I’m going through Genki right now and was looking into getting Kklc but I’m not sure if kklc is best. I’ve heard lots of good and bad with RTK and wanted to know what it was like going through it and dealing with kanji vocab after it and if it is overall worth it.
4 comments
Use KKLC and not RTK.
RTK is trash in my opinion.
But to be fair for some people it works like wonders
RTK worked for me. The keywords will eventually change into concepts and Japanese words without you even noticing it. Just make sure you study vocabulary while doing RTK. But to be honest, I see RTK more fit for those who want to follow a more intensive route. RTK + Tango N5/N4 Anki decks + Cure Dolly/Tae Kim and then straight to native content while looking up unknown grammar points and vocab is my suggestion.
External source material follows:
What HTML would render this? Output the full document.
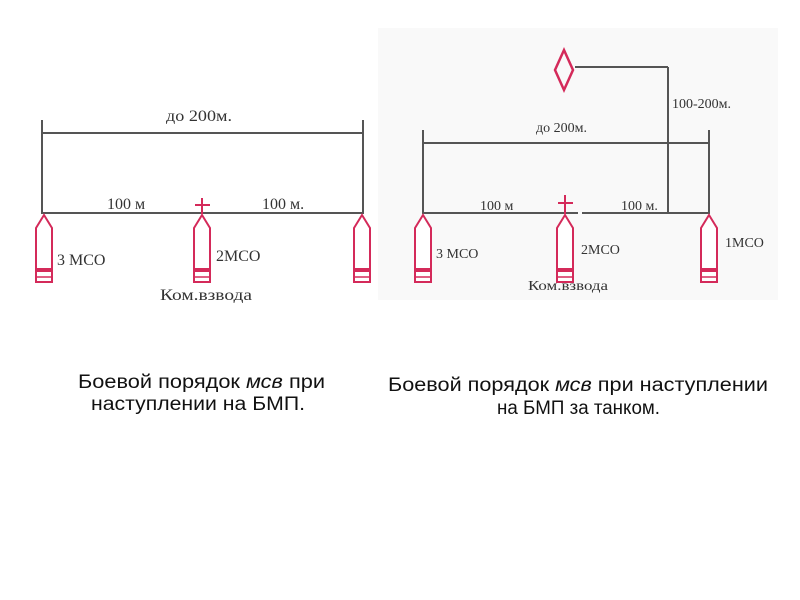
<!DOCTYPE html>
<html><head><meta charset="utf-8"><style>
html,body{margin:0;padding:0;background:#fff;width:800px;height:600px;overflow:hidden}
svg{display:block}
</style></head><body>
<svg width="800" height="600" viewBox="0 0 800 600" xmlns="http://www.w3.org/2000/svg">
<defs>
<g id="veh">
<polygon points="0,0 8,13 8,67 -8,67 -8,13" fill="#fff" stroke="#d42a5a" stroke-width="2"/>
<rect x="-8" y="53" width="16" height="4" fill="#d42a5a"/>
<line x1="-8" y1="62" x2="8" y2="62" stroke="#d42a5a" stroke-width="1.5"/>
</g>
</defs>
<rect x="378" y="28" width="400" height="272" fill="#f9f9f9"/>
<g stroke="#555" stroke-width="2" fill="none">
<line x1="42" y1="120" x2="42" y2="214"/>
<line x1="363" y1="120" x2="363" y2="214"/>
<line x1="42" y1="133" x2="363" y2="133"/>
<line x1="42" y1="213" x2="363" y2="213"/>
<line x1="423" y1="130" x2="423" y2="214"/>
<line x1="709" y1="130" x2="709" y2="214"/>
<line x1="423" y1="143" x2="709" y2="143"/>
<line x1="423" y1="213" x2="578" y2="213"/>
<line x1="582" y1="213" x2="709" y2="213"/>
<line x1="668" y1="67" x2="668" y2="213"/>
<line x1="575" y1="67" x2="668" y2="67"/>
</g>
<g stroke="#d42a5a" stroke-width="2">
<line x1="195" y1="205" x2="210" y2="205"/><line x1="202" y1="198" x2="202" y2="214"/>
<line x1="558" y1="203" x2="573" y2="203"/><line x1="565" y1="195" x2="565" y2="214"/>
</g>
<polygon points="564,50 573,70 564,90 555,70" fill="none" stroke="#d42a5a" stroke-width="2.5"/>
<use href="#veh" x="44" y="215"/>
<use href="#veh" x="202" y="215"/>
<use href="#veh" x="362" y="215"/>
<use href="#veh" x="423" y="215"/>
<use href="#veh" x="565" y="215"/>
<use href="#veh" x="709" y="215"/>
<g font-family="Liberation Serif, serif" font-size="16" fill="#333">
<text x="166" y="121" textLength="66" lengthAdjust="spacingAndGlyphs">до 200м.</text>
<text x="107" y="209">100 м</text>
<text x="262" y="209">100 м.</text>
<text x="57" y="265">3 МСО</text>
<text x="216" y="261">2МСО</text>
<text x="160" y="300" textLength="92" lengthAdjust="spacingAndGlyphs">Ком.взвода</text>
<text x="536" y="132" font-size="14">до 200м.</text>
<text x="672" y="108" font-size="14">100-200м.</text>
<text x="480" y="210" font-size="14">100 м</text>
<text x="621" y="210" font-size="14">100 м.</text>
<text x="436" y="258" font-size="14">3 МСО</text>
<text x="581" y="254" font-size="14">2МСО</text>
<text x="725" y="247" font-size="14">1МСО</text>
<text x="528" y="290" font-size="14" textLength="80" lengthAdjust="spacingAndGlyphs">Ком.взвода</text>
</g>
<g font-family="Liberation Sans, Arial, sans-serif" font-size="19" fill="#111">
<text x="78" y="388" textLength="247" lengthAdjust="spacingAndGlyphs">Боевой порядок <tspan font-style="italic">мсв</tspan> при</text>
<text x="91" y="410" textLength="214" lengthAdjust="spacingAndGlyphs">наступлении на БМП.</text>
<text x="388" y="391" textLength="380" lengthAdjust="spacingAndGlyphs">Боевой порядок <tspan font-style="italic">мсв</tspan> при наступлении</text>
<text x="497" y="414" textLength="163" lengthAdjust="spacingAndGlyphs">на БМП за танком.</text>
</g>
</svg>
</body></html>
It’s different things. Kanji is kanji, vocabulary is vocabulary. What I mean is that we basically have words and each word has specific pronunciation and is written in specific way. Because there are only 2-3k most common kanji, but ~30-40k common words, each kanji appears in tens of different words and usually it’s not random, but used for specific reason, so if we group such words, we usually can trace some common trait.
RTK and similar approaches aim to learn how kanji looks and use such common traits for the meaning. It’s usually the reason why some people don’t like it, because you don’t really have any practical impact. For example, if you see 水着, which combines 水 (water) and 着 (cloth), you can’t say for sure what exactly it is. It might be diving suit, it might be swimsuit and so on. But we can’t say that such common traits are useless either, because if you know that みずぎ is a swimsuit and it’s written as 水着, it makes sense, because what else we would use if not water and cloth components?
Whether you learn kanji via vocabulary (i.e. learning words with kanji in them), or you take the time to study kanji in isolation, you should eventually arrive at the same place. Which route is harder for you depends on your individual abilities and proclivities.
My advice is to learn through vocab (as you’ll need to know words ultimately anyway – the language consists of words, not kanji), but supplement that with something like RTK. See how you get on. If it feels too slow or too much work, then drop the RTK. A good vocabulary is worth more to a beginner.